Hey guys, happy Sunday!


October 1st is our wedding anniversary and November 6th, will be the 2 year anniversary of Franklin’s marriage proposal to me! We were engaged a little over 11 months before we got married and our experience was nothing short of a ride on the Texas Giant. Blindfolded.  And inebriated. We learned who our real friends were, gained some really great friends, learned things about our family members, and best of all, we learned a lot about ourselves; individually and as a unit. (You an check out our wedding photos here!)


About halfway through our engagement, 3 months before our wedding, after he got out of the shower, Franklin came into the bedroom, plopped down on the bed, and exhaled basically all of the breath that he had in his chocolate, muscular body.  He said, “I think we probably shouldn’t do that anymore. It’s been on me pretty heavily that we should stop, but I never said anything to you about it until today.” 

I was feeling the same as growing up, I always told myself that I would wait until I was married to lose my virginity. But, like most people, I didn’t. And you know how when you do something that you know is wrong, but try to clean it up and make it look better than what it is. Yeah. That was me.


At least I waited until I was 21 and I’ll be marrying the only person I’ve ever been with. That’s more than a lot of people can say. That’s what I would tell myself. Essentially my heart was hardened to the conviction that I felt when I first began to do it. But sometimes that conviction did come back, and during our engagement was when it hit me the hardest.


Of course, when you pledge to not do anything, you slip up once.


Okay three times, but who’s counting? And it wasn’t helpful that we lived together! But once we finally decided that we were really gonna stop and put God at the forefront of our relationship and eventually our marriage, then we were finally ready to start our abstinent journey.  What made it easier was that we knew that it would only be through God’s strength that we would be able to make it through the rest of our engagement celibate.

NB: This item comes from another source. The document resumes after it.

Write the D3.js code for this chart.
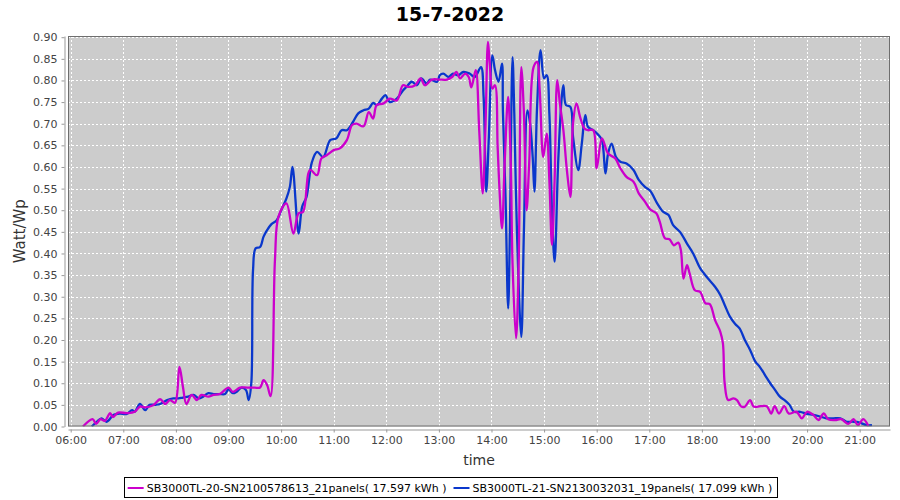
<!DOCTYPE html>
<html><head><meta charset="utf-8">
<script src="https://cdn.jsdelivr.net/npm/d3@7/dist/d3.min.js"></script>
<style>body{margin:0;background:#fff}</style>
</head><body><svg id="c" width="900" height="500"></svg>
<script>
const chartTitle = "15-7-2022";
const xLabel = "time";
const yLabel = "Watt/Wp";
const seriesNames = [
  "SB3000TL-20-SN2100578613_21panels( 17.597 kWh )",
  "SB3000TL-21-SN2130032031_19panels( 17.099 kWh )"
];
const seriesColors = ["#cc00cc", "#0a37cc"];
const yTickValues = [0,0.05,0.10,0.15,0.20,0.25,0.30,0.35,0.40,0.45,0.50,0.55,0.60,0.65,0.70,0.75,0.80,0.85,0.90];
const xTickLabels = ["06:00","07:00","08:00","09:00","10:00","11:00","12:00","13:00","14:00","15:00","16:00","17:00","18:00","19:00","20:00","21:00"];

// SB3000TL-20 (21 panels)
const inverter20 = [
["06:14",0.000],["06:25",0.017],["06:29",0.006],["06:34",0.017],["06:39",0.013],["06:45",0.031],["06:48",0.022],["06:54",0.032],
["07:04",0.031],["07:13",0.034],["07:19",0.046],["07:25",0.044],["07:34",0.049],["07:42",0.063],["07:48",0.052],["07:53",0.061],["07:59",0.055],
["08:04",0.138],["08:08",0.092],["08:12",0.052],["08:18",0.073],["08:24",0.061],["08:29",0.073],["08:37",0.069],["08:43",0.073],["08:50",0.075],
["09:00",0.090],["09:05",0.080],["09:13",0.090],["09:21",0.090],["09:30",0.090],["09:36",0.090],["09:40",0.107],["09:44",0.096],["09:48",0.070],
["09:53",0.385],["09:57",0.485],["10:06",0.516],["10:14",0.446],["10:20",0.493],["10:25",0.496],["10:33",0.593],["10:41",0.581],["10:46",0.620],
["10:52",0.627],["11:00",0.639],["11:07",0.643],["11:15",0.662],["11:21",0.697],["11:26",0.700],["11:34",0.694],["11:40",0.727],["11:45",0.712],
["11:49",0.743],["11:57",0.747],["12:04",0.758],["12:12",0.754],["12:19",0.789],["12:25",0.785],["12:33",0.789],["12:39",0.805],["12:44",0.789],
["12:52",0.802],["13:01",0.802],["13:09",0.802],["13:15",0.808],["13:20",0.820],["13:24",0.805],["13:30",0.816],["13:34",0.808],["13:37",0.784],
["13:42",0.824],["13:46",0.685],["13:50",0.539],["13:53",0.685],["13:56",0.889],["13:58",0.839],["14:01",0.781],["14:04",0.789],["14:07",0.647],
["14:09",0.554],["14:12",0.458],["14:15",0.608],["14:19",0.762],["14:22",0.608],["14:24",0.377],["14:28",0.204],["14:31",0.377],["14:34",0.831],
["14:37",0.724],["14:40",0.500],["14:43",0.608],["14:48",0.831],["14:52",0.843],["14:55",0.777],["14:59",0.623],["15:03",0.677],["15:06",0.570],
["15:09",0.420],["15:12",0.570],["15:15",0.801],["15:18",0.747],["15:22",0.685],["15:26",0.593],["15:30",0.531],["15:33",0.701],["15:37",0.747],
["15:41",0.716],["15:46",0.689],["15:50",0.685],["15:56",0.685],["16:00",0.597],["16:06",0.666],["16:13",0.631],["16:21",0.620],["16:27",0.597],
["16:34",0.577],["16:42",0.566],["16:48",0.539],["16:55",0.520],["17:01",0.502],["17:08",0.493],["17:12",0.473],["17:18",0.435],["17:23",0.433],
["17:28",0.419],["17:33",0.425],["17:36",0.408],["17:39",0.342],["17:43",0.373],["17:46",0.354],["17:52",0.315],["17:58",0.311],["18:04",0.285],
["18:09",0.283],["18:15",0.246],["18:21",0.219],["18:24",0.192],["18:26",0.100],["18:30",0.061],["18:36",0.065],["18:40",0.061],["18:45",0.046],
["18:49",0.046],["18:55",0.061],["18:59",0.046],["19:04",0.046],["19:14",0.047],["19:19",0.030],["19:23",0.047],["19:28",0.030],["19:34",0.047],
["19:39",0.030],["19:48",0.034],["19:54",0.019],["20:00",0.034],["20:07",0.027],["20:13",0.015],["20:19",0.030],["20:24",0.017],["20:32",0.015],
["20:39",0.017],["20:47",0.006],["20:53",0.017],["20:58",0.003],["21:04",0.017],["21:10",0.001]
];

// SB3000TL-21 (19 panels)
const inverter21 = [
["06:24",0.000],["06:30",0.011],["06:35",0.019],["06:41",0.011],["06:49",0.027],["06:56",0.030],["07:04",0.029],["07:10",0.038],["07:13",0.034],
["07:19",0.052],["07:25",0.038],["07:30",0.050],["07:36",0.050],["07:42",0.052],["07:50",0.061],["07:57",0.065],["08:03",0.065],["08:08",0.067],
["08:14",0.069],["08:20",0.073],["08:26",0.065],["08:31",0.069],["08:37",0.077],["08:43",0.075],["08:50",0.075],["08:56",0.075],["09:00",0.086],
["09:05",0.077],["09:09",0.080],["09:15",0.090],["09:20",0.084],["09:23",0.061],["09:26",0.100],["09:28",0.362],["09:31",0.412],["09:36",0.415],
["09:40",0.439],["09:44",0.454],["09:49",0.468],["09:55",0.477],["10:01",0.504],["10:06",0.527],["10:10",0.554],["10:13",0.600],["10:20",0.446],
["10:24",0.508],["10:29",0.531],["10:35",0.610],["10:41",0.635],["10:48",0.623],["10:56",0.662],["11:03",0.666],["11:09",0.685],["11:15",0.685],
["11:22",0.704],["11:28",0.724],["11:34",0.731],["11:40",0.735],["11:45",0.748],["11:49",0.743],["11:55",0.758],["11:59",0.766],["12:04",0.750],
["12:12",0.758],["12:19",0.777],["12:23",0.785],["12:29",0.797],["12:35",0.789],["12:40",0.805],["12:46",0.793],["12:50",0.802],["12:58",0.797],
["13:01",0.812],["13:05",0.816],["13:11",0.808],["13:16",0.816],["13:22",0.812],["13:28",0.820],["13:35",0.816],["13:41",0.808],["13:48",0.831],
["13:51",0.762],["13:54",0.543],["13:57",0.670],["14:01",0.858],["14:04",0.824],["14:08",0.797],["14:12",0.839],["14:13",0.731],["14:16",0.531],
["14:19",0.273],["14:21",0.454],["14:24",0.854],["14:26",0.724],["14:29",0.454],["14:34",0.207],["14:37",0.454],["14:41",0.731],["14:44",0.701],
["14:47",0.623],["14:49",0.543],["14:52",0.739],["14:56",0.870],["15:00",0.805],["15:03",0.812],["15:06",0.724],["15:09",0.500],["15:12",0.381],
["15:16",0.608],["15:20",0.758],["15:22",0.789],["15:25",0.743],["15:30",0.739],["15:33",0.670],["15:39",0.593],["15:43",0.654],["15:47",0.720],
["15:50",0.693],["15:56",0.685],["16:02",0.674],["16:06",0.662],["16:10",0.585],["16:13",0.631],["16:17",0.654],["16:22",0.623],["16:27",0.612],
["16:34",0.608],["16:42",0.593],["16:48",0.570],["16:55",0.554],["17:01",0.545],["17:09",0.516],["17:16",0.496],["17:22",0.489],["17:27",0.466],
["17:35",0.450],["17:43",0.423],["17:50",0.400],["17:58",0.366],["18:02",0.355],["18:07",0.342],["18:15",0.323],["18:21",0.304],["18:26",0.281],
["18:32",0.254],["18:38",0.237],["18:43",0.227],["18:49",0.200],["18:55",0.177],["19:01",0.150],["19:06",0.138],["19:12",0.119],["19:18",0.100],
["19:23",0.086],["19:29",0.069],["19:35",0.060],["19:40",0.050],["19:45",0.034],["19:52",0.034],["20:00",0.029],["20:07",0.027],["20:15",0.023],
["20:22",0.019],["20:30",0.019],["20:38",0.019],["20:45",0.011],["20:53",0.011],["21:00",0.009],["21:08",0.003],["21:14",0.003]
];

const parseT = d3.utcParse("%Y-%m-%d %H:%M:%S");
const parseHM = s => parseT("2022-07-15 " + s + ":00");

const plot = {left: 68, right: 890, top: 36, bottom: 426.5};
const svg = d3.select("#c");
const fontTick = "DejaVu Sans, sans-serif";

const x = d3.scaleUtc()
  .domain([parseT("2022-07-15 05:56:55"), parseT("2022-07-15 21:34:35")])
  .range([plot.left, plot.right]);
const y = d3.scaleLinear().domain([0, 0.9028]).range([plot.bottom, plot.top]);

svg.append("rect").attr("x", plot.left).attr("y", plot.top)
  .attr("width", plot.right - plot.left).attr("height", plot.bottom - plot.top)
  .attr("fill", "#cccccc");

const xTicks = xTickLabels.map(parseHM);

svg.append("g").selectAll("line").data(xTicks).join("line")
  .attr("x1", d => Math.round(x(d)) + 0.5).attr("x2", d => Math.round(x(d)) + 0.5)
  .attr("y1", plot.top).attr("y2", plot.bottom)
  .attr("stroke", "#fff").attr("stroke-width", 1).attr("stroke-dasharray", "2,2");
svg.append("g").selectAll("line").data(yTickValues.slice(1)).join("line")
  .attr("x1", plot.left).attr("x2", plot.right)
  .attr("y1", d => Math.round(y(d)) + 0.5).attr("y2", d => Math.round(y(d)) + 0.5)
  .attr("stroke", "#fff").attr("stroke-width", 1).attr("stroke-dasharray", "2,2");

const line = d3.line()
  .x(d => x(parseHM(d[0])))
  .y(d => y(d[1]))
  .curve(d3.curveCatmullRom.alpha(0.5));

svg.append("clipPath").attr("id", "pc").append("rect")
  .attr("x", plot.left).attr("y", plot.top - 2)
  .attr("width", plot.right - plot.left).attr("height", plot.bottom - plot.top + 2);

const lines = svg.append("g").attr("clip-path", "url(#pc)");
[[inverter21, seriesColors[1]], [inverter20, seriesColors[0]]].forEach(([data, col]) => {
  lines.append("path").datum(data).attr("d", line)
    .attr("fill", "none").attr("stroke", col).attr("stroke-width", 2.3)
    .attr("stroke-linejoin", "round");
});

svg.append("rect").attr("x", plot.left + 0.5).attr("y", plot.top + 0.5)
  .attr("width", plot.right - plot.left - 1).attr("height", plot.bottom - plot.top - 1)
  .attr("fill", "none").attr("stroke", "#6e6e6e").attr("stroke-width", 1);

const yAxis = d3.axisLeft(y).tickValues(yTickValues).tickFormat(d3.format(".2f"))
  .tickSizeInner(3).tickSizeOuter(0).tickPadding(4);
const gy = svg.append("g").attr("transform", `translate(${plot.left - 3.5},0)`).call(yAxis);
gy.select(".domain").attr("stroke", "#999");
gy.selectAll(".tick line").attr("stroke", "#999");
gy.selectAll("text").attr("font-family", fontTick).attr("font-size", 11).attr("fill", "#444");

const xAxis = d3.axisBottom(x).tickValues(xTicks).tickFormat(d3.utcFormat("%H:%M"))
  .tickSizeInner(3).tickSizeOuter(0).tickPadding(4);
const gx = svg.append("g").attr("transform", `translate(0,${plot.bottom + 3})`).call(xAxis);
gx.select(".domain").attr("stroke", "#999");
gx.selectAll(".tick line").attr("stroke", "#999");
gx.selectAll("text").attr("font-family", fontTick).attr("font-size", 11).attr("fill", "#444");

svg.append("text").attr("x", 450).attr("y", 21).attr("text-anchor", "middle")
  .attr("font-family", "DejaVu Sans, sans-serif").attr("font-weight", "bold")
  .attr("font-size", 19).attr("fill", "#000").text(chartTitle);

svg.append("text").attr("x", (plot.left + plot.right) / 2).attr("y", 465)
  .attr("text-anchor", "middle").attr("font-family", "DejaVu Sans, sans-serif")
  .attr("font-size", 14).attr("fill", "#333").text(xLabel);
svg.append("text")
  .attr("transform", `translate(25,${(plot.top + plot.bottom) / 2}) rotate(-90)`)
  .attr("text-anchor", "middle").attr("font-family", "DejaVu Sans, sans-serif")
  .attr("font-size", 15).attr("fill", "#333").text(yLabel);

const lg = svg.append("g");
const box = lg.append("rect").attr("y", 477.5).attr("height", 20)
  .attr("fill", "#fff").attr("stroke", "#000").attr("stroke-width", 1);
let cx = 0;
const items = [];
seriesNames.forEach((name, i) => {
  const g = lg.append("g");
  g.append("line").attr("x1", cx).attr("x2", cx + 16).attr("y1", 488).attr("y2", 488)
    .attr("stroke", seriesColors[i]).attr("stroke-width", 2);
  const t = g.append("text").attr("x", cx + 19).attr("y", 492)
    .attr("font-family", fontTick).attr("font-size", 11).attr("fill", "#000").text(name);
  const w = t.node().getComputedTextLength();
  cx += 19 + w + 7;
  items.push(g);
});
const totalW = cx - 7;
const startX = 450 - totalW / 2;
items.forEach(g => g.attr("transform", `translate(${startX},0)`));
box.attr("x", Math.round(startX - 4) + 0.5).attr("width", Math.round(totalW + 8));
</script>
</body></html>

A lot of not-so-great things happened to us during our abstinent engagement. Literally, the month that we decided not to engage in intercourse anymore, it seemed as though all hell had broken loose! Clients stopped booking (during busy season), our bank account balances got lower, our phones got turned off 3 times in 3 months, and we barely had money for food.


The last few months of our engagement, our rent was late and we were given eviction notices literally every month of the last 3 months of our engagement. We looked at each other and said, ‘dang, everything in our lives was going great until we decided we were going to try to do the right thing and wait.’


‘God? Is that you playing a trick on us?’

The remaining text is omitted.